* **Task brief**
Search the listing below for the word "chart" and copy each line that holds it.

* **Recorded data**

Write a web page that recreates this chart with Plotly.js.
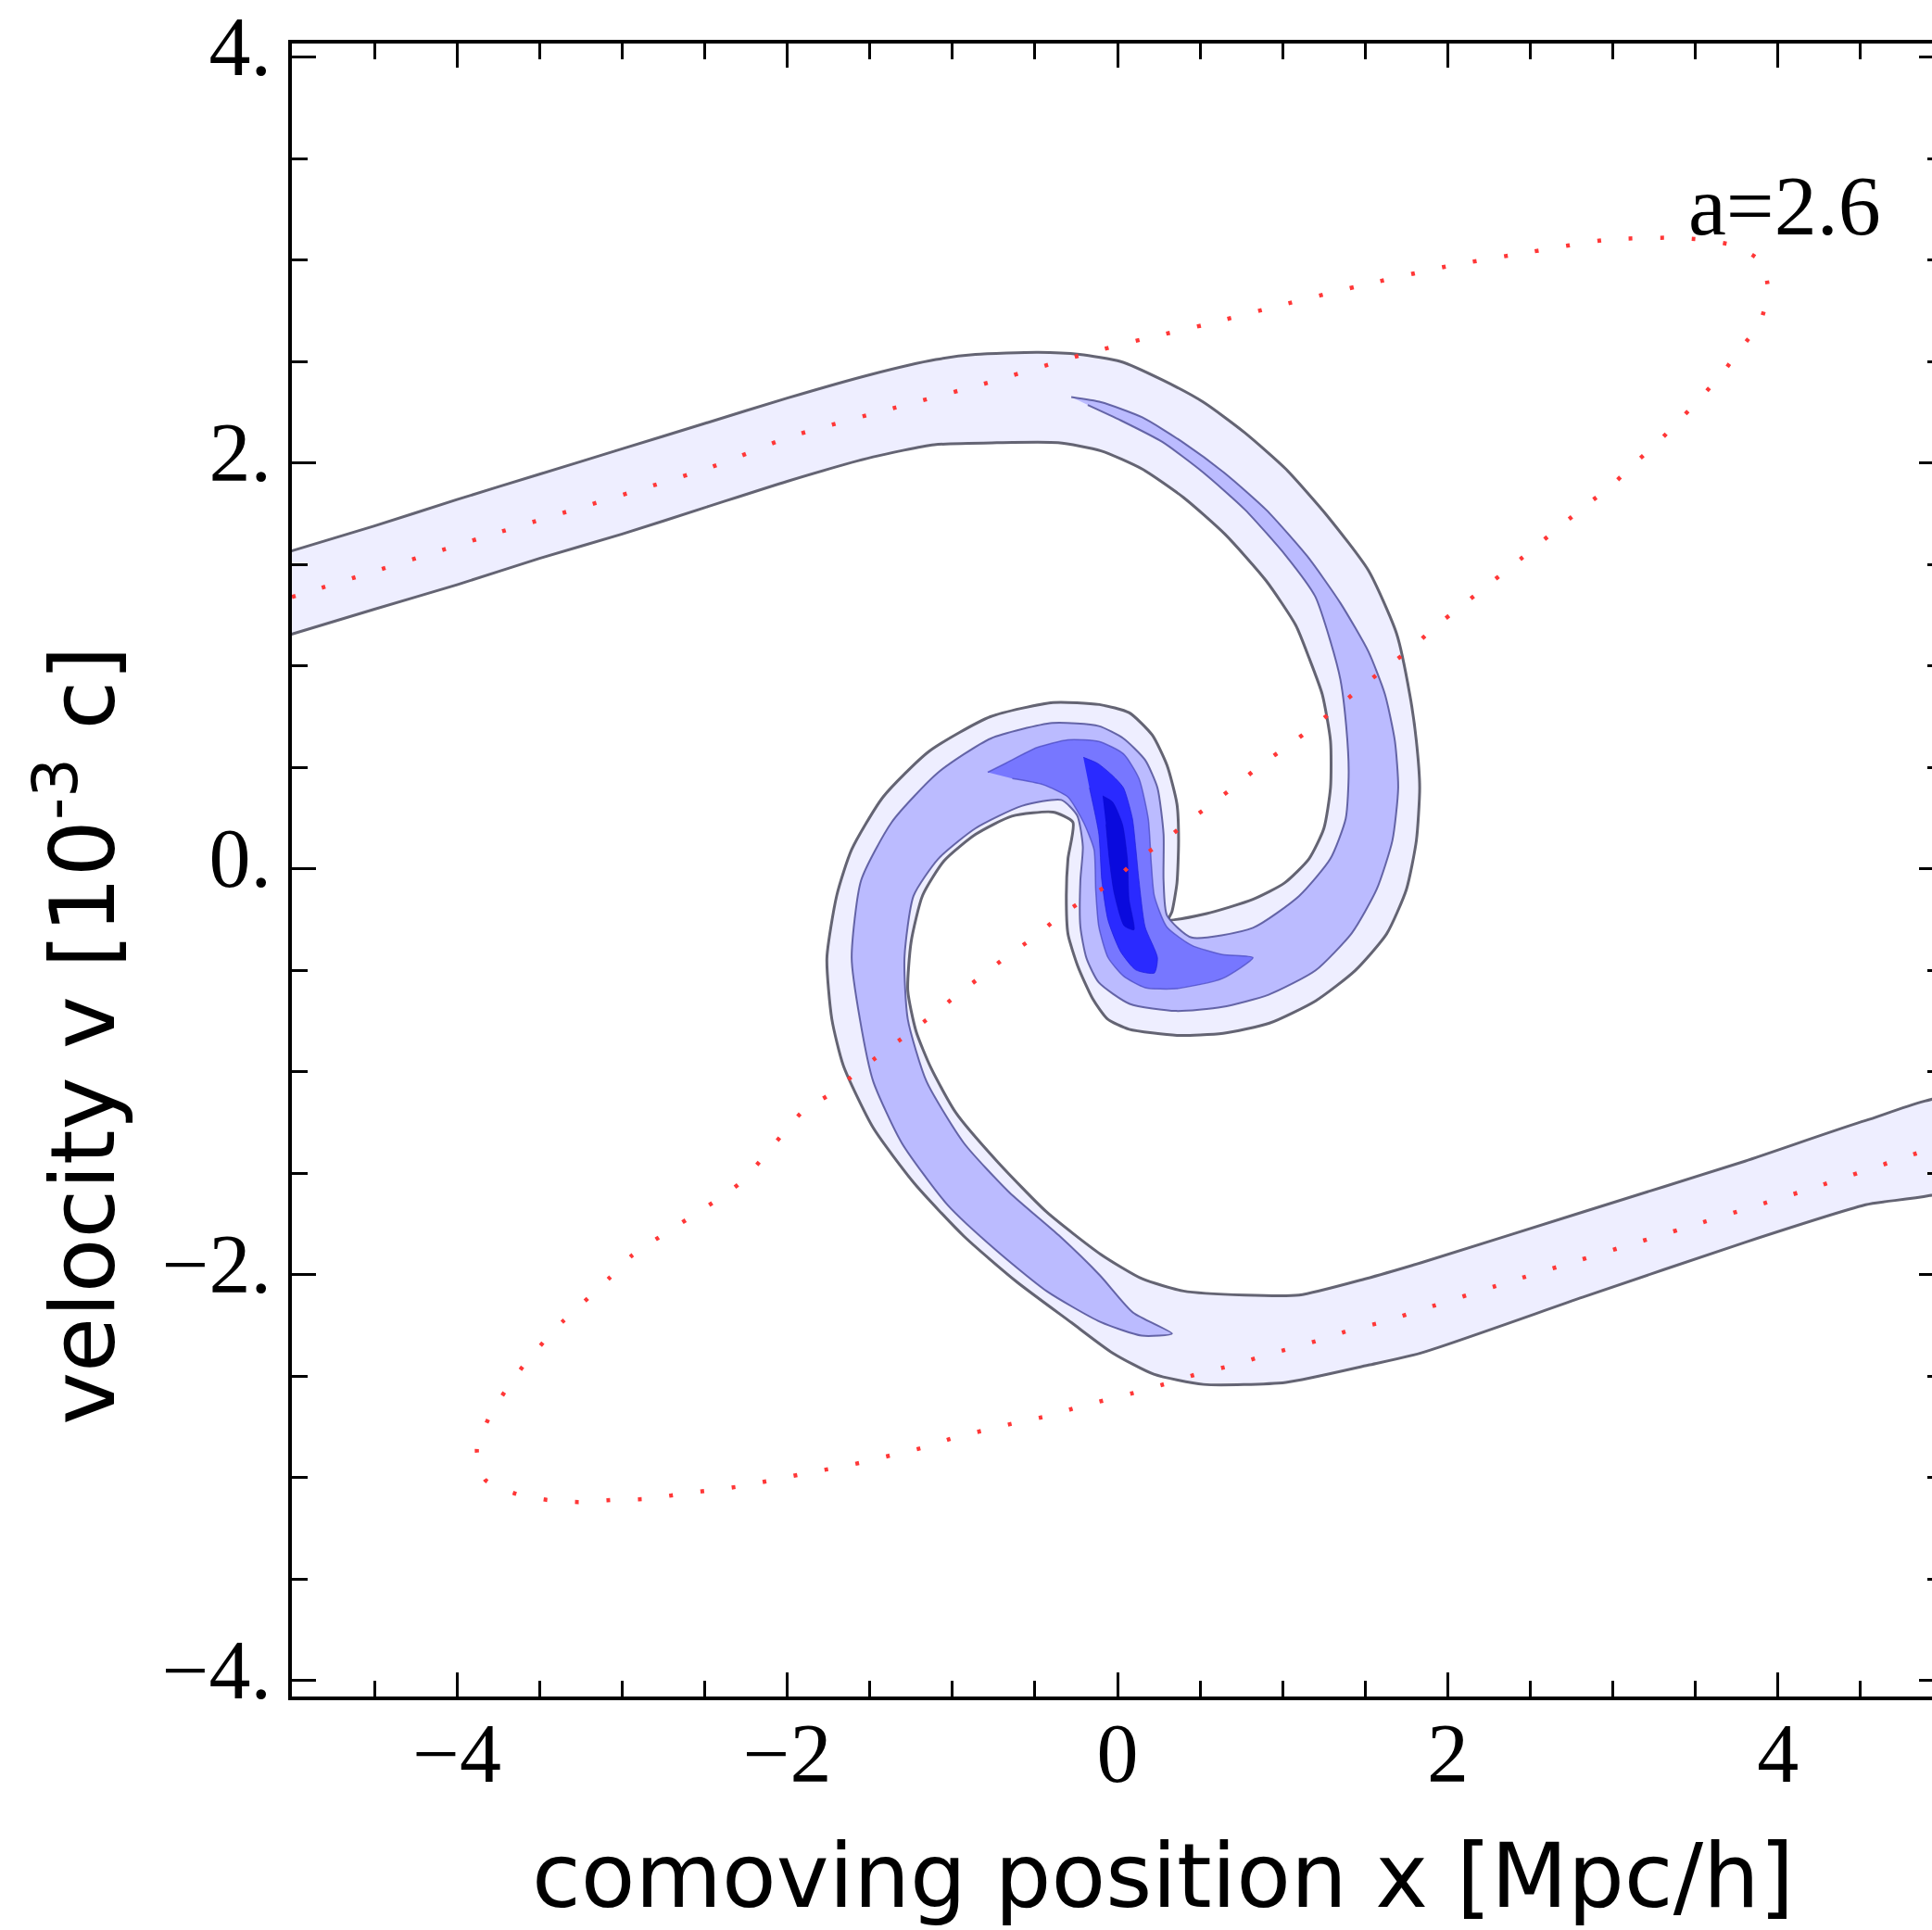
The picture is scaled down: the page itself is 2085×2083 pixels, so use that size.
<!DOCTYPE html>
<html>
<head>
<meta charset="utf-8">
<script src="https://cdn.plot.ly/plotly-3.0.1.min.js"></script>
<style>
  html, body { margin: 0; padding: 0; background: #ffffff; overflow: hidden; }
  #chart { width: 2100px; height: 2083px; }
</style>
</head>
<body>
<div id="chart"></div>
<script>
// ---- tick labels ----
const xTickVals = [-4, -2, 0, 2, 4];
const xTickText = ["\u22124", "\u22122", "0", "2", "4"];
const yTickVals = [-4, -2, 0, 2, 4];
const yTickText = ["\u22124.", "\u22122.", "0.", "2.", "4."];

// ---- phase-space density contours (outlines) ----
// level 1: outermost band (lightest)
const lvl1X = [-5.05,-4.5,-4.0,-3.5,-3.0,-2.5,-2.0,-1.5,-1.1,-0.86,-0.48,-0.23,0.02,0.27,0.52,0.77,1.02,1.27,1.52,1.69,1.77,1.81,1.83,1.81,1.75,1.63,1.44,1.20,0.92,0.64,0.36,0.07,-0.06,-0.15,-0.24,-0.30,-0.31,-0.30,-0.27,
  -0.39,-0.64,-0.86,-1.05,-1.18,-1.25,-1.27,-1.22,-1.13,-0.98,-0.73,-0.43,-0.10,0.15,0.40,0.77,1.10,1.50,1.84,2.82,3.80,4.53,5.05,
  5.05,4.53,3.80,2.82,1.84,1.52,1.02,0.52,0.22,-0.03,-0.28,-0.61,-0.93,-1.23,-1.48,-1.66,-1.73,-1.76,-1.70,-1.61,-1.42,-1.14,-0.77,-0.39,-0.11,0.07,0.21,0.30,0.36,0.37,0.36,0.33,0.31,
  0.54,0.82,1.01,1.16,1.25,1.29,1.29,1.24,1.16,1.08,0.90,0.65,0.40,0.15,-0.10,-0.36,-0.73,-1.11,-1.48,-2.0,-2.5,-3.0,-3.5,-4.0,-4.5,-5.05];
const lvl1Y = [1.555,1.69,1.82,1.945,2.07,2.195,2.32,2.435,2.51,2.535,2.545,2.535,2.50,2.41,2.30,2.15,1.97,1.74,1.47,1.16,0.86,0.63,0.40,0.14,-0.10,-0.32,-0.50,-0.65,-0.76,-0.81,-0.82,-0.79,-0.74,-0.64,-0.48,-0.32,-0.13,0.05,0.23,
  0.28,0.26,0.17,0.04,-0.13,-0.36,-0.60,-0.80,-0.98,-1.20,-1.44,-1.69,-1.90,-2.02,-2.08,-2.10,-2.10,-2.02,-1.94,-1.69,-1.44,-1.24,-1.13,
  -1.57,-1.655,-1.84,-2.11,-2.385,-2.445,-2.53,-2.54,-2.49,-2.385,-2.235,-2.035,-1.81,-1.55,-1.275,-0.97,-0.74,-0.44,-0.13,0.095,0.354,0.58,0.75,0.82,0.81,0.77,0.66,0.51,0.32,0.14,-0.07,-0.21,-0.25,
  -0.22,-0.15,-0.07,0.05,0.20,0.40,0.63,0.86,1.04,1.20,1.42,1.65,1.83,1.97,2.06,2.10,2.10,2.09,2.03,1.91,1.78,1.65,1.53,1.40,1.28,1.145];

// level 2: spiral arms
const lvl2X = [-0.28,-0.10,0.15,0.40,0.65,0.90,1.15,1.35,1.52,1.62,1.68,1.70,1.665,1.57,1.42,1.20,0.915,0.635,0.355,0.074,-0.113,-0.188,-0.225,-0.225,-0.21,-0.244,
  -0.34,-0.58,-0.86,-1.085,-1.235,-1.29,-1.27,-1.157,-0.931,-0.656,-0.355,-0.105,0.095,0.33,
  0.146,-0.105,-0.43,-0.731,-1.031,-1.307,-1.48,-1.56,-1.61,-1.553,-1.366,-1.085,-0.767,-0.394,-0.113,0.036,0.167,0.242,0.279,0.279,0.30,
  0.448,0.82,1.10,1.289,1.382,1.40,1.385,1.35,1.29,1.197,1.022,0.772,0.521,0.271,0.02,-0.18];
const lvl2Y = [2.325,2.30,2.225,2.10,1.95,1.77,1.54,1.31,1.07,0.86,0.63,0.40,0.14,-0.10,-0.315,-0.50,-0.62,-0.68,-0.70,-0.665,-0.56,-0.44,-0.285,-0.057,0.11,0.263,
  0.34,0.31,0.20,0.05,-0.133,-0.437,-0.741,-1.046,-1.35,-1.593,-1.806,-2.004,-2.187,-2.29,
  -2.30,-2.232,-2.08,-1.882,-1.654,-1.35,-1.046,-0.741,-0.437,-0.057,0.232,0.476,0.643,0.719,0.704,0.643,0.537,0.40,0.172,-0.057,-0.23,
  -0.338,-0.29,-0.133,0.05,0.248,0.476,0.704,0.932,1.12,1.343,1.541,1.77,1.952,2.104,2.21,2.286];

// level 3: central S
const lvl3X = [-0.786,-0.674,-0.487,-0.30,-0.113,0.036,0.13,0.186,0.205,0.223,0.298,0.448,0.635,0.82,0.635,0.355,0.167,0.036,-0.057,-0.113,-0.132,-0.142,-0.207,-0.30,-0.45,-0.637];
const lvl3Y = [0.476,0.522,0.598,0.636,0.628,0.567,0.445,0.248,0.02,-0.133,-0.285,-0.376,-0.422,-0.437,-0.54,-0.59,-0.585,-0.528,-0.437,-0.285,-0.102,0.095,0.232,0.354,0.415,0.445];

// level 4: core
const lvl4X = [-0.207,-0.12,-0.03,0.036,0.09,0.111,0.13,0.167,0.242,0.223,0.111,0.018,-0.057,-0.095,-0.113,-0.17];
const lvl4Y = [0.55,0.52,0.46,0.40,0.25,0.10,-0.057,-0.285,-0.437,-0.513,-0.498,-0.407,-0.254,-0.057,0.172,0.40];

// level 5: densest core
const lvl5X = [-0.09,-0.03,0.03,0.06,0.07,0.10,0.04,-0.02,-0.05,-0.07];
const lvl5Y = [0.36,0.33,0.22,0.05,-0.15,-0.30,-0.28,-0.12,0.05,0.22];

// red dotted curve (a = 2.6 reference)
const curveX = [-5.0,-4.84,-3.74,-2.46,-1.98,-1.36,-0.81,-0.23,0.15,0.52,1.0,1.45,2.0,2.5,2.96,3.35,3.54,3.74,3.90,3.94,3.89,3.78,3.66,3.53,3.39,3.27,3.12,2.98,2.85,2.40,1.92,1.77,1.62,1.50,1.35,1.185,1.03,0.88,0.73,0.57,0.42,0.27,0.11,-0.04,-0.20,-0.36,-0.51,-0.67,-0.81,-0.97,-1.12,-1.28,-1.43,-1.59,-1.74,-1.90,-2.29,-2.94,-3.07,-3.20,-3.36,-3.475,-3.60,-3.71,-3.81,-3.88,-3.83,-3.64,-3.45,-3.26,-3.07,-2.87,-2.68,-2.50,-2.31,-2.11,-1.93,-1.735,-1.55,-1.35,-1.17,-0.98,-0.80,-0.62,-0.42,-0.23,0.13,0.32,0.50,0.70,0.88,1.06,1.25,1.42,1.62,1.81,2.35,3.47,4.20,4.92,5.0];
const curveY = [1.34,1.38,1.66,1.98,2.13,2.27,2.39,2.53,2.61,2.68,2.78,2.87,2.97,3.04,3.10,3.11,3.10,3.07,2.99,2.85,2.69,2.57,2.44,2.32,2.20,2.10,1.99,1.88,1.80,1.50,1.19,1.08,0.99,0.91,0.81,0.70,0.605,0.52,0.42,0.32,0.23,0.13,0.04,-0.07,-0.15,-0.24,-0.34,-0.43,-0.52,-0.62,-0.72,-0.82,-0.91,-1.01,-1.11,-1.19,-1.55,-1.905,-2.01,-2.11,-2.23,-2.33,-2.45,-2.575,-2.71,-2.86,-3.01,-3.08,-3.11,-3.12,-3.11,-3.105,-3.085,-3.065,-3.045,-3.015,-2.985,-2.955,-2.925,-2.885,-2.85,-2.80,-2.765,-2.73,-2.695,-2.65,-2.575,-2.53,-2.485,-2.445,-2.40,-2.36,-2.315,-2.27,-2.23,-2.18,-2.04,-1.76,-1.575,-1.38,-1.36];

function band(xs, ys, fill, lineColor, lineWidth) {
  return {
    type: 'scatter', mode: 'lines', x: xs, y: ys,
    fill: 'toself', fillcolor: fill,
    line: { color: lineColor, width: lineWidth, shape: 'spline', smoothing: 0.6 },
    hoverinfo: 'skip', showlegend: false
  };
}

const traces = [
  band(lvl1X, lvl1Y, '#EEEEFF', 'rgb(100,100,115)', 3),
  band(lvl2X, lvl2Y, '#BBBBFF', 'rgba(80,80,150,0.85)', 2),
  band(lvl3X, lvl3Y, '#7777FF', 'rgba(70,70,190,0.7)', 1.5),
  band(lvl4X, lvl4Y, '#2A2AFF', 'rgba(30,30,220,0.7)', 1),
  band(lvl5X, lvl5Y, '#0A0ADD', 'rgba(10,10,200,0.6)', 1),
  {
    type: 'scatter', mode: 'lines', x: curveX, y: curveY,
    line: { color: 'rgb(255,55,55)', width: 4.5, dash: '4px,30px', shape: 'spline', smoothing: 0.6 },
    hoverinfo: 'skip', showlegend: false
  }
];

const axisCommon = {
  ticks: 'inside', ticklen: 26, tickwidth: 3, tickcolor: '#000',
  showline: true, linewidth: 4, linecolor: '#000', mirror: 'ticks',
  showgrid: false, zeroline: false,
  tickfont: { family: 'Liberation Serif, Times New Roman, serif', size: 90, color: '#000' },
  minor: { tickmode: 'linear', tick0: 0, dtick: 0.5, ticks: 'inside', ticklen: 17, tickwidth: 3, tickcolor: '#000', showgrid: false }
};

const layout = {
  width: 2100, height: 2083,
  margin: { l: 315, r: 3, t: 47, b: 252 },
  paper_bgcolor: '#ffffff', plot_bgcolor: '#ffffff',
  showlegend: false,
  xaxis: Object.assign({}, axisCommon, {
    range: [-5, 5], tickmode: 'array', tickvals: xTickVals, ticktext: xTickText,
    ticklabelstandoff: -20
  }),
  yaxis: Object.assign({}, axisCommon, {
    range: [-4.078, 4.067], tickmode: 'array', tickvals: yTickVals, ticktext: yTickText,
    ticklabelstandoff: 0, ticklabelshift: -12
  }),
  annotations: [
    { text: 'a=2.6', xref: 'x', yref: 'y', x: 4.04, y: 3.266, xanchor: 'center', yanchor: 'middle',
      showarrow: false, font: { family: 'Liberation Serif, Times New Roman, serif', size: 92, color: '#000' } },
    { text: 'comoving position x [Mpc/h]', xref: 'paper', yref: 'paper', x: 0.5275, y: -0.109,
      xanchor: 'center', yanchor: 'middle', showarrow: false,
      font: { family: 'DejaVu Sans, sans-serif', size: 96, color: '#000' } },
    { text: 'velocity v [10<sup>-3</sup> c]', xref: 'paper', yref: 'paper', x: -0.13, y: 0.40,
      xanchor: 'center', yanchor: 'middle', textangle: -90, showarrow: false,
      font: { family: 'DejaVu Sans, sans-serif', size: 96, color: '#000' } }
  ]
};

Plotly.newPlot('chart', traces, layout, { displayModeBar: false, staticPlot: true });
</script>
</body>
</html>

* **Correct output**
Write a web page that recreates this chart with Plotly.js.
  #chart { width: 2100px; height: 2083px; }
<div id="chart"></div>
Plotly.newPlot('chart', traces, layout, { displayModeBar: false, staticPlot: true });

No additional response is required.